§ **Data shown**:
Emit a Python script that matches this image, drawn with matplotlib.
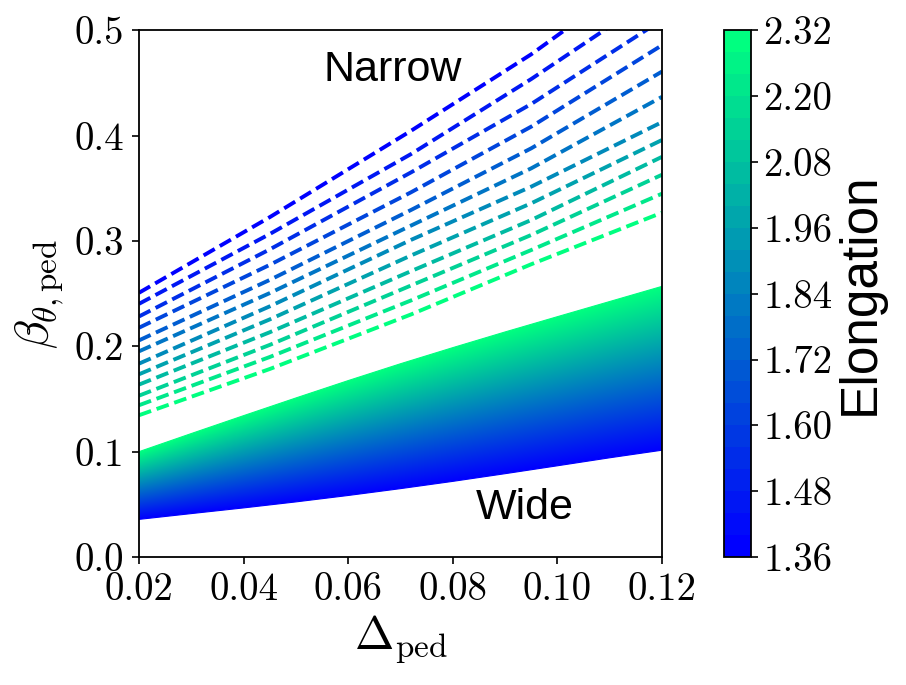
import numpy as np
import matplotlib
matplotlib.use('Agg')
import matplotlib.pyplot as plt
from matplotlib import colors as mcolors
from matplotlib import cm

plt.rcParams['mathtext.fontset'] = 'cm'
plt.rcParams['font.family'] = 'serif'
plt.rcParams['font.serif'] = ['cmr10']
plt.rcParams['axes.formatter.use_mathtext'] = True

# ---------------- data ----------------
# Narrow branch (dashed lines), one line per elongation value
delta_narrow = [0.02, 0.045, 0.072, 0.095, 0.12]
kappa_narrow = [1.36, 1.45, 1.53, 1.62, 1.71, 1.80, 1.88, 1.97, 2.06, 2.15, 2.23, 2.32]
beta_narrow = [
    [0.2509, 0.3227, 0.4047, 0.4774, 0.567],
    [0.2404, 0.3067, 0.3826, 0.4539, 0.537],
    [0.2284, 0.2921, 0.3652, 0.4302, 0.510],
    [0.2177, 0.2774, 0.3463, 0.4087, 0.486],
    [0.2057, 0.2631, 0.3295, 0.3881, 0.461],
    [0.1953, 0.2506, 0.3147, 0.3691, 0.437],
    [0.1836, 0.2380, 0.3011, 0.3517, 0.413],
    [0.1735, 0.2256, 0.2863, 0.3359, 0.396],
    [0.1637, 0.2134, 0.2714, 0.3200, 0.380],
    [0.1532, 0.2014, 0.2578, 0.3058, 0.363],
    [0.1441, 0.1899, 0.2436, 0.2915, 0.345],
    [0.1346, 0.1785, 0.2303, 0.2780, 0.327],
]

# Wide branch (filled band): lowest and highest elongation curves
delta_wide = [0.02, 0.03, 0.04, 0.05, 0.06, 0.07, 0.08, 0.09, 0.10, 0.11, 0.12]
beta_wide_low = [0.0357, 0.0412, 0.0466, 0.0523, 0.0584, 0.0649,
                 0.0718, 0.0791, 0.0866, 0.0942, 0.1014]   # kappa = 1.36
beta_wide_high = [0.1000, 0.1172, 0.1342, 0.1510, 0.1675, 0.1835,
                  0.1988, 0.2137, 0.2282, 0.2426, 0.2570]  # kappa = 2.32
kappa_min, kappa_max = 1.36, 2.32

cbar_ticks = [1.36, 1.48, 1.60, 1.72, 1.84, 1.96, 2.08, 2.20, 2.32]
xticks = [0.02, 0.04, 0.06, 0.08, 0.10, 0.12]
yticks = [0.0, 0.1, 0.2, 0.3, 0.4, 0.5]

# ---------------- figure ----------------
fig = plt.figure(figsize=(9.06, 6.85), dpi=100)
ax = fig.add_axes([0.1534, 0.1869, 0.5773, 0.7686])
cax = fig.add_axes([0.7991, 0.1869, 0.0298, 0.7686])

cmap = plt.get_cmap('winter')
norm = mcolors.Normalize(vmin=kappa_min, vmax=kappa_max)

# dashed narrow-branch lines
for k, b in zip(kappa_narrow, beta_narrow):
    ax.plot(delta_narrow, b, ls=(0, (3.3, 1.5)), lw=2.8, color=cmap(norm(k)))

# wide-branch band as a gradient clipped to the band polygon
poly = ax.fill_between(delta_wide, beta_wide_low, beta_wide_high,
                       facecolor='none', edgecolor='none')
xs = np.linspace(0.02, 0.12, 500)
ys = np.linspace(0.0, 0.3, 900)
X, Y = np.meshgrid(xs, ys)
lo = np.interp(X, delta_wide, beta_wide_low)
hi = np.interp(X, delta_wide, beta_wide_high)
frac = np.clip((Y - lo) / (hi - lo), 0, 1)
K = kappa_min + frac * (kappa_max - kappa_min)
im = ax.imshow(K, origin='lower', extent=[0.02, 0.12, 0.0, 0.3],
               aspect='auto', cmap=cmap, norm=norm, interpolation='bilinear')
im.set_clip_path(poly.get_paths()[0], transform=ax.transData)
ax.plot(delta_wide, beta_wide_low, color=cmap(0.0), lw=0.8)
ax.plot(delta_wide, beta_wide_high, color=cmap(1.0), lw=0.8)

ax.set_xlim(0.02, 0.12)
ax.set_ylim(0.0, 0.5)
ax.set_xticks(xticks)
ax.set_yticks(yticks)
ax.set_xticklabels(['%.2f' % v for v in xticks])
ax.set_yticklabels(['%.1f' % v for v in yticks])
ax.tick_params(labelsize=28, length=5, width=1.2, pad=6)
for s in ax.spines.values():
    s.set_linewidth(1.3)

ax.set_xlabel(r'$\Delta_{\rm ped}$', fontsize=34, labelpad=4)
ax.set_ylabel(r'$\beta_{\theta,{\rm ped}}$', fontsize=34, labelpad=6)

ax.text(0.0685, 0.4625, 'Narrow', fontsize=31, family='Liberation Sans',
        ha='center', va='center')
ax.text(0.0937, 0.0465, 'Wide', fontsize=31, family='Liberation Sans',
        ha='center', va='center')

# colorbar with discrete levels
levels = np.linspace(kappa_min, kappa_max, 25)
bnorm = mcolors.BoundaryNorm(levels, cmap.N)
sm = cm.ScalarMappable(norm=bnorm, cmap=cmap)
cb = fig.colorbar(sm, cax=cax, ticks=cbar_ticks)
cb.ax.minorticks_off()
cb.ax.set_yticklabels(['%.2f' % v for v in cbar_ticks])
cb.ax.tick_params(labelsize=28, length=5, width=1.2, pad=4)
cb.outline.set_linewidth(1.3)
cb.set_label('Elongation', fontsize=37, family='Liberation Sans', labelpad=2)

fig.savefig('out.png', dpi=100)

§ **Exercise task**:
Skip the pictures, please, and transcribe only the lines from the beginning of the material through the one that contains "from matplotlib import cm".

§ **Task response**:
Emit a Python script that matches this image, drawn with matplotlib.
import numpy as np
import matplotlib
matplotlib.use('Agg')
import matplotlib.pyplot as plt
from matplotlib import colors as mcolors
from matplotlib import cm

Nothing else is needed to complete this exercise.